Paul (Lucien Jean-Baptiste) est marié à Sali (Aïssa Maïga). Tout irait pour le mieux s’ils arrivaient à avoir un enfant. Jusqu’au jour où Sali reçoit l’appel qu’ils attendent depuis si longtemps : leur dossier d’adoption est approuvé. Il est adorable, il a 6 mois, il s’appelle Benjamin. Il est blond aux yeux bleus et il est blanc. Eux… sont noirs!
Il a déjà tes yeux tourne autour des problèmes de transmission et d’héritage. En tant que nouveau parent, on ne cesse de se poser des questions à ce sujet : que doit-on inculquer à nos enfants? En les éduquant, que va-t-il rester et se perdre de ce que nous sommes, de nos racines, de notre religion, de nos traditions? Lucien Jean-Baptiste, le réalisateur, expliquait en ce sens : « Je suis arrivé des Antilles à Paris, à l’âge de trois ans, avec ma mère et mes cinq frères et sœurs. Que me reste-t-il aujourd’hui de ma culture natale? J’ai 52 ans, et j’ai des enfants métis. Eux non plus ne me ressemblent pas. Et je ne parle évidemment pas seulement de la couleur de leur peau. Ils sont nés à Paris. Que dois-je, que puis-je leur enseigner de leur origine? »
Avec Il a déjà tes yeux, le réalisateur aborde aussi le problème de la diversité et du contraste noir/blanc, qui, au-delà de moments comiques, génère de l’émotion et de la poésie. Évidemment, c’est l’inversion des rôles qui rend ce film intéressant.
Voir un bébé noir avec des parents blancs, ça ne dérange plus personne. Mais qu’en serait-il de l’inverse? En mettant en scène des parents noirs qui adoptent un bébé « rose » est amusant. Mais c’est aussi une critique de la société.
En passant par la comédie, on peut faire passer des messages choquants sans que ça choque trop les gens. Ils vont s’amuser du « ridicule » de la situation et tout passera. On peut clairement penser à la série de films Elvis Gratton de Pierre Falardeau. Dans ces films, le réalisateur québécois ne se gênait pas pour traiter son public d’imbécile, allant jusqu’à dire explicitement aux spectateurs, dans le deuxième film, qu’ils ne comprenaient pas que Poulin (son acolyte de toujours) et lui les traitaient d’imbéciles dans le premier volet. Et même en le disant mot à mot dans le deuxième film, ils ont dû en faire un troisième, dans lequel ils sont encore plus explicites, afin que les gens comprennent.

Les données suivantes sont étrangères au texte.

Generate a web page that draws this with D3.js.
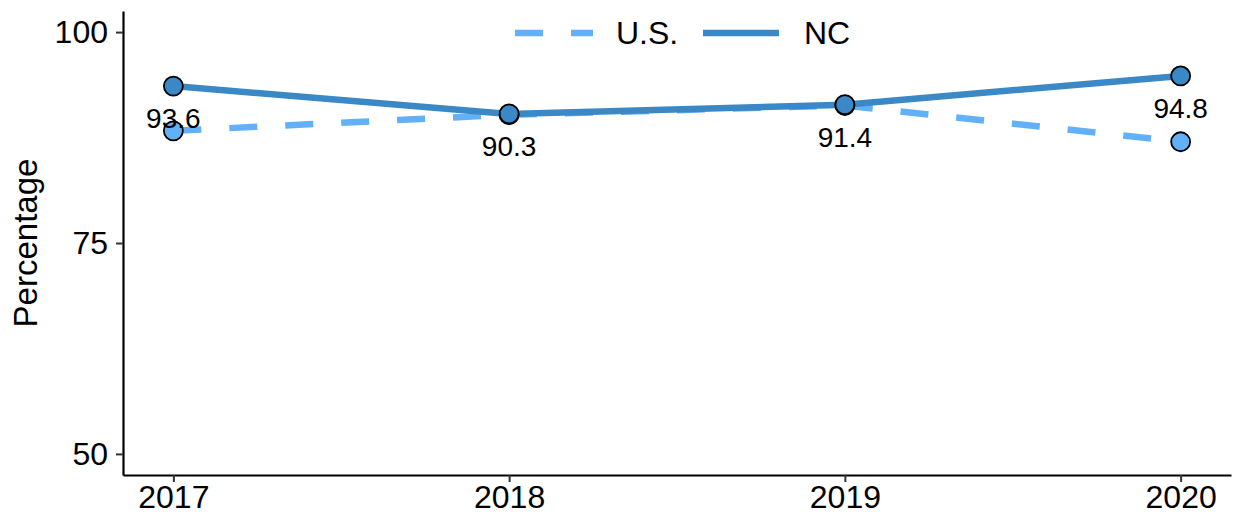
<!DOCTYPE html>
<html><head><meta charset="utf-8">
<script src="https://cdn.jsdelivr.net/npm/d3@7"></script>
<style>body{margin:0;background:#fff;} text{font-family:"Liberation Sans",Arial,sans-serif;}</style>
</head><body>
<svg id="chart" width="1236" height="515"></svg>
<script>
const years = [2017, 2018, 2019, 2020];
const usValues = [88.3, 90.2, 91.3, 87.0];
const ncValues = [93.6, 90.3, 91.4, 94.8];
const yTicks = [50, 75, 100];
const seriesNames = ["U.S.", "NC"];
const colors = {"U.S.": "#62b0f7", "NC": "#3a88c5"};

const svg = d3.select("#chart");
const x = d3.scaleLinear().domain([2017 - 0.15, 2020 + 0.15]).range([123, 1231]);
const y = d3.scaleLinear().domain([47.5, 102.5]).range([475, 11]);

// axes
const xAxis = svg.append("g").attr("transform", "translate(0,475)")
  .call(d3.axisBottom(x).tickValues(years).tickFormat(d3.format("d")).tickSize(7).tickSizeOuter(0));
xAxis.select(".domain").attr("stroke", "#000").attr("stroke-width", 2.2);
xAxis.selectAll(".tick line").attr("stroke", "#333").attr("stroke-width", 2);
xAxis.selectAll("text").attr("font-size", 32).attr("fill", "#000").attr("y", 10);

const yAxis = svg.append("g").attr("transform", "translate(123,0)")
  .call(d3.axisLeft(y).tickValues(yTicks).tickSize(7).tickSizeOuter(0));
yAxis.select(".domain").attr("stroke", "#000").attr("stroke-width", 2.2);
yAxis.selectAll(".tick line").attr("stroke", "#333").attr("stroke-width", 2);
yAxis.selectAll("text").attr("font-size", 32).attr("fill", "#000").attr("x", -15);

svg.append("text").attr("transform", "translate(37,243) rotate(-90)")
  .attr("text-anchor", "middle").attr("font-size", 33).text("Percentage");

const line = d3.line().x((d, i) => x(years[i])).y(d => y(d));

svg.append("path").datum(usValues).attr("d", line).attr("fill", "none")
  .attr("stroke", colors["U.S."]).attr("stroke-width", 6.5).attr("stroke-dasharray", "28,28");
svg.append("path").datum(ncValues).attr("d", line).attr("fill", "none")
  .attr("stroke", colors["NC"]).attr("stroke-width", 6.5);

svg.selectAll(".usPt").data(usValues).enter().append("circle")
  .attr("cx", (d, i) => x(years[i])).attr("cy", d => y(d)).attr("r", 9.5)
  .attr("fill", colors["U.S."]).attr("stroke", "#000").attr("stroke-width", 1.8);
svg.selectAll(".ncPt").data(ncValues).enter().append("circle")
  .attr("cx", (d, i) => x(years[i])).attr("cy", d => y(d)).attr("r", 9.5)
  .attr("fill", colors["NC"]).attr("stroke", "#000").attr("stroke-width", 1.8);

svg.selectAll(".ncLbl").data(ncValues).enter().append("text")
  .attr("x", (d, i) => x(years[i])).attr("y", d => y(d) + 42)
  .attr("text-anchor", "middle").attr("font-size", 28).text(d => d3.format(".1f")(d));

// legend
const lg = svg.append("g");
lg.append("line").attr("x1", 515).attr("x2", 593).attr("y1", 33).attr("y2", 33)
  .attr("stroke", colors["U.S."]).attr("stroke-width", 6.5).attr("stroke-dasharray", "28,28");
lg.append("text").attr("x", 616).attr("y", 44).attr("font-size", 32).text(seriesNames[0]);
lg.append("line").attr("x1", 703).attr("x2", 779).attr("y1", 33).attr("y2", 33)
  .attr("stroke", colors["NC"]).attr("stroke-width", 6.5);
lg.append("text").attr("x", 804).attr("y", 44).attr("font-size", 32).text(seriesNames[1]);
</script>
</body></html>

Ici, on pourrait penser à la même chose. Par le rôle de Mme Mallet, Jean-Baptiste montre une faille du système. Les Blancs ont souvent de la difficulté à accepter qu’un Noir soit dans une position de force envers un Blanc. Ça peut paraître inconcevable en 2017, mais la poussée du Front national en France montre l’inverse.

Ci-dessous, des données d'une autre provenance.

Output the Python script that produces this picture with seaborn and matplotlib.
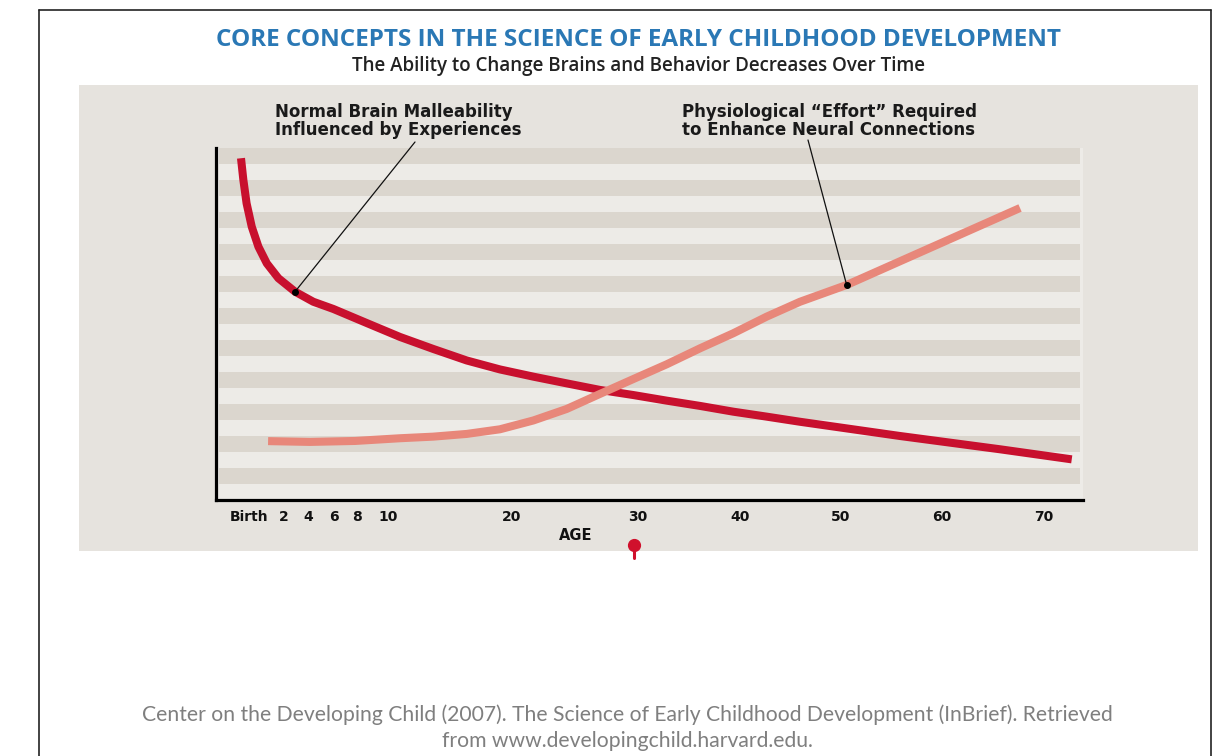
import numpy as np
import pandas as pd
import matplotlib
matplotlib.use("Agg")
import matplotlib.pyplot as plt
import matplotlib.transforms as mtrans
from matplotlib.patches import Rectangle
from matplotlib.lines import Line2D
import seaborn as sns

# ---------------- data ----------------
malleability_age = [0.0, 0.11, 0.26, 0.5, 0.81, 1.2, 1.74, 2.92, 4.41, 5.95,
                    8.63, 10.97, 13.65, 16.35, 19.03, 21.69, 24.34, 26.98, 29.63,
                    32.81, 36.08, 39.34, 42.64, 45.94, 55.84, 65.69, 72.72]
malleability_val = [21.36, 20.0, 18.54, 17.08, 15.83, 14.79, 13.86, 13.02, 12.39, 11.94,
                    11.06, 10.19, 9.44, 8.72, 8.16, 7.71, 7.29, 6.88, 6.56,
                    6.21, 5.88, 5.52, 5.21, 4.89, 4.0, 3.17, 2.54]

effort_age = [1.26, 4.15, 7.83, 10.97, 13.65, 16.35, 19.03, 21.69, 24.34, 26.98,
              29.63, 32.81, 36.08, 39.34, 42.64, 45.94, 50.56, 55.84, 67.65]
effort_val = [3.68, 3.63, 3.69, 3.86, 3.96, 4.13, 4.42, 4.97, 5.69, 6.63,
              7.56, 8.48, 9.48, 10.42, 11.46, 12.39, 13.44, 14.92, 18.25]

tick_ages = [0, 2, 4, 6, 8, 10, 20, 30, 40, 50, 60, 70]
tick_labels = ["Birth", "2", "4", "6", "8", "10", "20", "30", "40", "50", "60", "70"]

annot_texts = ["Normal Brain Malleability\nInfluenced by Experiences",
               "Physiological \u201cEffort\u201d Required\nto Enhance Neural Connections"]
annot_ages = [2.92, 50.56]

title = "CORE CONCEPTS IN THE SCIENCE OF EARLY CHILDHOOD DEVELOPMENT"
subtitle = "The Ability to Change Brains and Behavior Decreases Over Time"
footer = ("Center on the Developing Child (2007). The Science of Early Childhood "
          "Development (InBrief). Retrieved\nfrom www.developingchild.harvard.edu.")

# ---------------- style ----------------
RED = "#C8102E"
PINK = "#E8877A"
PANEL = "#E6E3DE"
LIGHT = "#EDEBE7"
DARK = "#DBD6CE"

sns.set_theme(style="white")
plt.rcParams["font.family"] = ["DejaVu Sans"]

W, H = 1225, 756
fig = plt.figure(figsize=(W / 100, H / 100), dpi=100)
fig.patch.set_facecolor("white")

def fx(px):
    return px / W

def fy(py):
    return 1 - py / H

# outer frame
for xs, ys in [((39, 39), (10, 760)), ((39, 1211), (10, 10)), ((1211, 1211), (10, 760))]:
    fig.add_artist(Line2D([fx(x) for x in xs], [fy(y) for y in ys], color="#222222",
                          lw=1.2, transform=fig.transFigure))

# gray panel
fig.add_artist(Rectangle((fx(79), fy(551)), fx(1198 - 79), (551 - 85) / H,
                         transform=fig.transFigure, facecolor=PANEL, edgecolor="none",
                         zorder=0))

# axes
ax_l, ax_r, ax_t, ax_b = 216, 1083, 148, 500
ax = fig.add_axes([fx(ax_l), fy(ax_b), fx(ax_r - ax_l), (ax_b - ax_t) / H])
ax.set_facecolor(LIGHT)

# piecewise age scale of the original graphic
scale_age = np.array([-5, 0, 2, 4, 6, 8, 10, 20, 30, 40, 50, 60, 70, 80], dtype=float)
scale_pos = np.array([133.5, 241, 284, 308, 334, 357, 388, 512, 638, 740, 841, 942, 1044, 1146],
                     dtype=float)

def fwd(a):
    return np.interp(a, scale_age, scale_pos)

def inv(p):
    return np.interp(p, scale_pos, scale_age)

ax.set_xscale("function", functions=(fwd, inv))
ax.set_xlim(inv(ax_l), inv(ax_r))
ax.set_ylim(0, 22)

# stripes
xmax_frac = (1080 - ax_l) / (ax_r - ax_l)
for k in range(11):
    ax.axhspan(2 * k + 1, 2 * k + 2, xmin=0.003, xmax=xmax_frac, color=DARK, lw=0, zorder=0)

df_m = pd.DataFrame({"age": malleability_age, "value": malleability_val})
df_e = pd.DataFrame({"age": effort_age, "value": effort_val})
sns.lineplot(data=df_e, x="age", y="value", color=PINK, linewidth=5.8, sort=False,
             ax=ax, zorder=3)
sns.lineplot(data=df_m, x="age", y="value", color=RED, linewidth=5.8, sort=False,
             ax=ax, zorder=2)
for ln in ax.lines:
    ln.set_solid_capstyle("butt")
    ln.set_solid_joinstyle("round")

# spines
for s in ["top", "right"]:
    ax.spines[s].set_visible(False)
for s in ["left", "bottom"]:
    ax.spines[s].set_color("black")
    ax.spines[s].set_linewidth(2.3)

ax.set_yticks([])
ax.set_xticks(tick_ages)
ax.set_xticklabels(tick_labels, fontsize=10, fontweight="bold", color="#111111")
ax.tick_params(axis="x", length=0, pad=7)
# nudge "Birth" right like the original
lab0 = ax.get_xticklabels()[0]
lab0.set_transform(lab0.get_transform() + mtrans.ScaledTranslation(8 / 100, 0, fig.dpi_scale_trans))

ax.set_xlabel("AGE", fontsize=10.5, fontweight="bold", color="#111111")
ax.xaxis.set_label_coords((576 - ax_l) / (ax_r - ax_l), -(535 - ax_b) / (ax_b - ax_t))
ax.xaxis.label.set_va("center")
ax.set_ylabel("")

# red pin under the axis at age 30
pin_tr = mtrans.blended_transform_factory(ax.transData, fig.transFigure)
ax.add_artist(Line2D([30 - 0.35, 30 - 0.35], [fy(545), fy(558)], color="#D0102C", lw=2.2,
                     transform=pin_tr, clip_on=False))
ax.plot([30 - 0.35], [fy(545)], marker="o", markersize=8.5, color="#D0102C",
        transform=pin_tr, clip_on=False)

# annotations
annot_text_pos = [(275, 103), (682, 103)]
annot_line_start = [(415, 142), (808, 140)]
series = [(malleability_age, malleability_val), (effort_age, effort_val)]
for txt, a, (tx, ty), (lx, ly), (sa, sv) in zip(annot_texts, annot_ages, annot_text_pos,
                                                annot_line_start, series):
    fig.text(fx(tx), fy(ty), txt, ha="left", va="top", fontsize=12, fontweight="bold",
             color="#1a1a1a", linespacing=1.0)
    yv = float(np.interp(a, sa, sv))
    ax.annotate("", xy=(a, yv), xycoords="data",
                xytext=(lx, H - ly), textcoords="figure pixels",
                arrowprops=dict(arrowstyle="-", color="#111111", lw=0.9,
                                shrinkA=0, shrinkB=0), zorder=5, annotation_clip=False)
    ax.plot([a], [yv], marker="o", markersize=4, color="black", zorder=6)

# titles
fig.text(fx(639), fy(40), title, ha="center", va="center", fontsize=17.5,
         fontweight="bold", color="#2A78B5", family=["Open Sans", "DejaVu Sans"])
fig.text(fx(638), fy(66), subtitle, ha="center", va="center", fontsize=13.5,
         fontweight="semibold", color="#222222", family=["Open Sans", "DejaVu Sans"])

fig.text(fx(627), fy(728), footer, ha="center", va="center", fontsize=15.2,
         color="#7F7F7F", family=["Lato", "DejaVu Sans"], linespacing=1.38)

fig.savefig("out.png", dpi=100, facecolor="white")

Puis il y a la famille de Sali… Elle est une jeune femme née de parents sénégalais immigrés en France. Ils vivent en communauté, ils sont pratiquants musulmans et ils avaient certaines exigences vis-à-vis de leur fille. Notamment d’ordre religieux. Ces exigences vont être déçues puisque, dans cette histoire, leur fille épouse non pas un Sénégalais, mais un Antillais, catholique de surcroît, et que, comble de la provocation pour eux, cette fille va adopter un petit blanc! Pour eux, cela équivaut à un tsunami! Sans oublier que Sali ne veut pas appeler le bébé Lamine…
C’est tout de même étrange lorsque des gens quittent leur pays afin d’offrir un futur à leurs enfants (ce qui est le cas dans le film) refusent de changer leurs habitudes de vie. Et encore plus bizarre lorsque ces mêmes parents veulent obliger leurs enfants à suivre ces mêmes traditions et croyances. Évidemment, il faut comprendre que ces parents ne veulent pas que leurs enfants perdent leurs traditions culturelles d’origine. Mais ils ne doivent pas oublier les raisons de leur émigration.

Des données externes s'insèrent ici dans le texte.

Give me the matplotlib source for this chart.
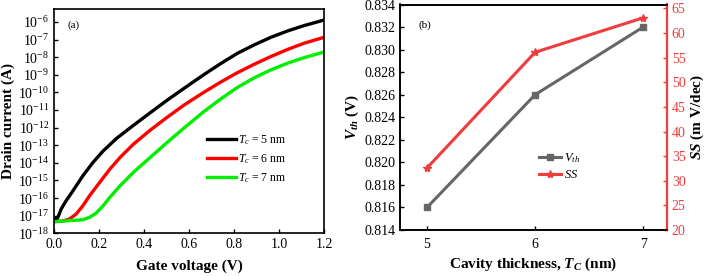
import numpy as np
import matplotlib
matplotlib.use('Agg')
import matplotlib.pyplot as plt

plt.rcParams['font.family'] = ['Liberation Serif', 'DejaVu Serif']
plt.rcParams['mathtext.fontset'] = 'custom'
plt.rcParams['mathtext.rm'] = 'Liberation Serif'
plt.rcParams['mathtext.it'] = 'Liberation Serif:italic'
plt.rcParams['mathtext.bf'] = 'Liberation Serif:bold'
plt.rcParams['mathtext.bfit'] = 'Liberation Serif:bold:italic'

# (a) transfer curves, log10 of drain current
vg_5 = [0.0, 0.015, 0.022, 0.032, 0.054, 0.084, 0.128, 0.173, 0.218, 0.278, 0.352,
        0.427, 0.502, 0.58, 0.665, 0.74, 0.815, 0.89, 0.964, 1.04, 1.113, 1.2]
log_id_5 = [-17.15, -17.15, -16.95, -16.62, -16.15, -15.59, -14.74, -13.98, -13.33, -12.61, -11.88,
            -11.16, -10.45, -9.75, -9.0, -8.37, -7.78, -7.3, -6.87, -6.5, -6.2, -5.89]

vg_6 = [0.0, 0.04, 0.069, 0.099, 0.128, 0.158, 0.203, 0.248, 0.293, 0.352, 0.427,
        0.502, 0.58, 0.665, 0.74, 0.815, 0.89, 0.964, 1.04, 1.113, 1.2]
log_id_6 = [-17.34, -17.3, -17.19, -16.9, -16.44, -15.87, -15.11, -14.36, -13.7, -12.95, -12.15,
            -11.42, -10.7, -10.0, -9.42, -8.88, -8.4, -7.96, -7.55, -7.2, -6.87]

vg_7 = [0.0, 0.069, 0.128, 0.158, 0.188, 0.218, 0.248, 0.293, 0.352, 0.427, 0.502,
        0.58, 0.665, 0.74, 0.815, 0.89, 0.964, 1.04, 1.113, 1.2]
log_id_7 = [-17.34, -17.28, -17.23, -17.09, -16.85, -16.44, -15.96, -15.31, -14.55, -13.7, -12.85,
            -12.0, -11.1, -10.38, -9.72, -9.17, -8.72, -8.33, -8.02, -7.71]

# (b) Vth and SS vs cavity thickness
tc = [5, 6, 7]
vth = [0.816, 0.826, 0.832]
ss = [32.6, 56.1, 63.1]

fig = plt.figure(figsize=(7.08, 2.76), dpi=100)

# ---- panel (a)
ax1 = fig.add_axes([54/708, 1-233.3/276, 270/708, 224/276])
ax1.plot(vg_5, 10**np.array(log_id_5), color='black', lw=2.4, label='$T_c$ = 5 nm')
ax1.plot(vg_6, 10**np.array(log_id_6), color='#ff0000', lw=2.4, label='$T_c$ = 6 nm')
ax1.plot(vg_7, 10**np.array(log_id_7), color='#00ee00', lw=2.4, label='$T_c$ = 7 nm')
ax1.set_yscale('log')
ax1.set_xlim(0, 1.2)
ax1.set_ylim(1e-18, 10**-5.28)
ax1.set_yticks([10.0**k for k in range(-18, -5)])
ax1.set_yticklabels(['10$^{%d}$' % k for k in range(-18, -5)])
ax1.minorticks_off()
ax1.set_xticks([0.0, 0.2, 0.4, 0.6, 0.8, 1.0, 1.2])
ax1.set_xticklabels(['0.0', '0.2', '0.4', '0.6', '0.8', '1.0', '1.2'])
ax1.tick_params(direction='in', labelsize=10, length=3, width=1)
ax1.set_xlabel('Gate voltage (V)', fontsize=11, fontweight='bold', labelpad=6)
ax1.set_ylabel('Drain current (A)', fontsize=11, fontweight='bold', labelpad=2)
ax1.text(0.05, 0.93, '(a)', transform=ax1.transAxes, fontsize=8, va='center')
ax1.legend(loc='upper left', bbox_to_anchor=(0.55, 0.47), frameon=False, fontsize=8.5,
           handlelength=2.4, handletextpad=0.2, labelspacing=0.45, borderaxespad=0)
for s in ax1.spines.values():
    s.set_linewidth(1.2)

# ---- panel (b)
ax2 = fig.add_axes([400/708, 1-230/276, 267/708, 225.5/276])
l1, = ax2.plot(tc, vth, color='#666666', lw=2.2, marker='s', ms=5, label='$V_{th}$')
ax2.set_xlim(4.75, 7.22)
ax2.set_ylim(0.814, 0.834)
ax2.set_xticks(tc)
ax2.set_yticks(np.arange(0.814, 0.8341, 0.002))
ax2.yaxis.set_major_formatter(matplotlib.ticker.FormatStrFormatter('%.3f'))
ax2.tick_params(direction='in', labelsize=10, length=3, width=1)
ax2.tick_params(axis='x', pad=6)
ax2.set_xlabel('Cavity thickness, $\\mathbfit{T_C}$ (nm)', fontsize=11, fontweight='bold', labelpad=3)
ax2.set_ylabel('$\\mathbfit{V_{th}}$ (V)', fontsize=11, fontweight='bold', labelpad=2)
ax2.text(0.07, 0.91, '(b)', transform=ax2.transAxes, fontsize=8, va='center')

ax3 = ax2.twinx()
l2, = ax3.plot(tc, ss, color='#f03c3c', lw=2.2, marker='*', ms=6, label='$SS$')
ax3.set_ylim(20, 65.8)
ax3.set_yticks(range(20, 66, 5))
ax3.tick_params(direction='in', labelsize=10, length=3, width=1, colors='#f03c3c')
ax3.spines['right'].set_color('#f03c3c')
ax3.set_ylabel('$\\mathbfit{SS}$ (m V/dec)', fontsize=11, fontweight='bold', labelpad=2)
for s in list(ax2.spines.values()) + list(ax3.spines.values()):
    s.set_linewidth(1.2)
ax3.spines['right'].set_linewidth(1.6)

ax2.legend(handles=[l1, l2], loc='upper left', bbox_to_anchor=(0.5, 0.37), frameon=False,
           fontsize=9, handlelength=1.8, handletextpad=0.2, labelspacing=0.3, borderaxespad=0)

fig.savefig('out.png', dpi=100)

Tourner avec un bébé n’est jamais vraiment facile. Mais, dans ce cas-ci, il semble que ça a été tout de même assez simple. D’ailleurs, saviez-vous qu’en France selon la loi du travail, les bébés ne doivent pas « travailler » plus d’une heure par jour, en deux demi-heures coupées par trente minutes de repos…
Dans le cas présent, le réalisateur expliquait qu’il avait été chanceux, le casting a été rapide. « Pour que le contraste soit saisissant avec la couleur des parents adoptants, je voulais un petit blond aux yeux bleus très câlin. » Un ami du réalisateur lui a présenté la famille du bébé engagé et ç’a immédiatement cliqué.
Il a déjà tes yeux est un film positif, qui reflète la France multiethnique d’aujourd’hui, qui parle du vivre ensemble avec humour et émotion. Et quoi de mieux que l’arrivée d’un poupon dans une famille pour faire une comédie sociale.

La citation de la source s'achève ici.